I related the story in another thread, but I grew those things, and, out of excitement, ate one on an empty stomach. I was vomiting and in very bad spirits about 45 minutes later, feeling like a fire ant colony had established residence in my stomach. (And, yes, I’m used to the 100K+ Scoville peppers.) I’ve since used them much more sensibly without any lingering effects, but, damn, those things can make you wish you were dead. (I seriously briefly considered a trip to the ER, but I didn’t think there was any possible way I could drive myself there.) My cousin had three of them on a hamburger once, not knowing what they were, after asking the chef to make something extra extra spicy. He had a much worse reaction, vomiting throughout the night and having to take the next day of work off. At any rate, it did not seem to cause permanent damage of any sort.

Nearly everyday I walk by Charlotte Street in Port Of Spain Trinidad where you can observe street veggie vendors selling those peppers with buckets full, pounds and pounds of them. I sometimes wonder how many people you could incapacitate with a pound.

I’ve observed the use of these in local cooking, a single pepper is put in a pot whole and uncut. It is left in while cooking with care taken not to break or disturb it, and then when cooking is finished it is fished out still whole and discarded. What it was cooked in it still spicy as hell!
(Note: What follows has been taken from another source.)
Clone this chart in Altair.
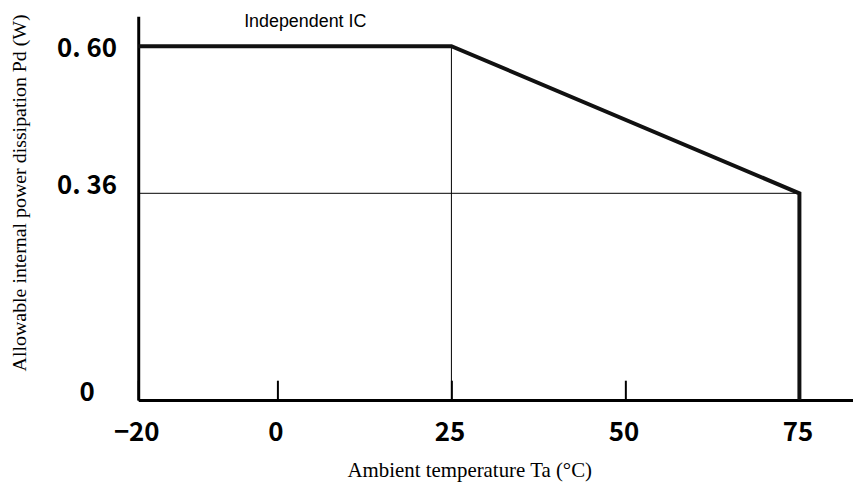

Oh yea I ordered some chicken geera(chicken necks) and I mean damn this was borderline inedible. I like me some spicy food, but food with more capsacin than self defense mace spray? No… no sorry.

Blotter vinegar. Don’t eat the brown vinegar!

Your taste (gustation) and olfactory receptors are constantly being regenerated. While capsaicin may limit your ability to taste much for awhile, it doesn’t seem to cause permanent damage. It is debatable whether it is bad for your stomach.

If you ever grind your own hot peppers, and take the lid off and lean in too soon, your lungs will let you know how unhappy they are for a long time. The possibility of any permanent damage I have no idea of.

The reining heat champion is the Carolina Reaper. Appropriately, the guy who bred the thing owns the PuckerButt Pepper Company. :eek:

I can take (and enjoy) really spicy foods, at least the eating part.

the worst part is a day later, when it leaves.

A WND — a weapon of no destruction! A gas attack using it puts the enemy out of action with no injuries and with no ugly green clouds. The enemy is down long enough looking for ice cream to be overrun and lose the war.